A majority of the County Commission espoused the view that GLBT employees ought not suffer discrimination. So it's hard to understand why we'd be afraid to say so in the text of the resolution. But to placate those concerned (unnecessarily) about implying any endorsement of homosexual conduct, the commission replaced my proposed language banning discrimination on the basis of "sexual orientation, gender identity or expression" with generic language banning all discrimination on the basis of "non-merit factors." I didn't like it, but I went along because the new language had the same effect.
Given the language's blandness, one might wonder whether it clearly protects GLBT employees (or, for that matter, straight employees if they're discriminated against by a gay supervisor). But fear not: Commissioners made clear on the record the intent and effect of the resolution.
The maker of the substitute resolution stated explicitly that he intended it to apply to all discrimination, including that on the basis of "sexual orientation." Several other commissioners assented, reaffirming their support for the original, more explicit ordinance and supporting the substitute only because it accomplished the same end. No commissioner objected to this interpretation, despite invitations to do so. Most important, the county attorney advised on the record that the commissioners' on-the-record colloquy made that intent clear.
Lawyers call this "legislative history." It's a common tool used by courts to interpret legislation whose text isn't clear. A court interpreting this act would either apply the general language to protect GLBT employees or decide the language was ambiguous, look to the legislative history, and reach the same conclusion.
Much was made in the media about the change from ordinance to resolution. As a general matter, an ordinance carries more weight. In this case, however, the distinction is largely technical.
To regulate private businesses, as I originally proposed, we would need an ordinance. But the amended version dealt only with county employees (not including school employees) and as such could be done by resolution.
Even as a resolution, the measure is legally binding on the county and enforceable in court. A gay/transgendered employee claiming discrimination can file a grievance which can be resolved administratively, if need be, by the Civil Service Merit Board. If the employee gets no relief there, he or she can appeal the decision in Chancery Court, using the resolution as evidence that the county "arbitrarily and capriciously" violated its own policy.

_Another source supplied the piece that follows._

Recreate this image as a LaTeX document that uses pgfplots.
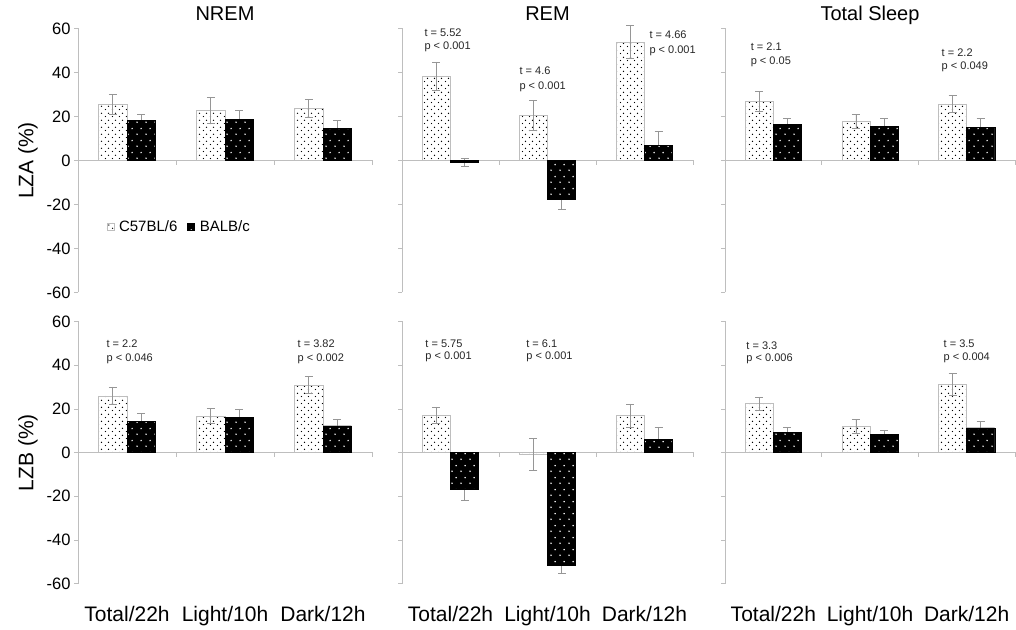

For the record, neither my original proposal nor the final compromise version required unisex bathrooms or abolished gender-specific dress codes or provided protection for pedophilia, bestiality, or any other activity forbidden by law. Those arguing the contrary either fundamentally misunderstood the proposal or used cynical scare tactics.
Going forward, we can do better. Proponents are considering bringing a similar measure before the Memphis City Council soon. If that happens, the council should consider a full ordinance which lists prohibited types of discrimination, specifically including "sexual orientation, gender identity or expression" and which applies to city employees, contractors, and large businesses in Memphis. Hopefully, leaders will see our resolution for what it is: an important step but merely a first step.
Steve Mulroy is a University of Memphis law professor and Shelby County commissioner.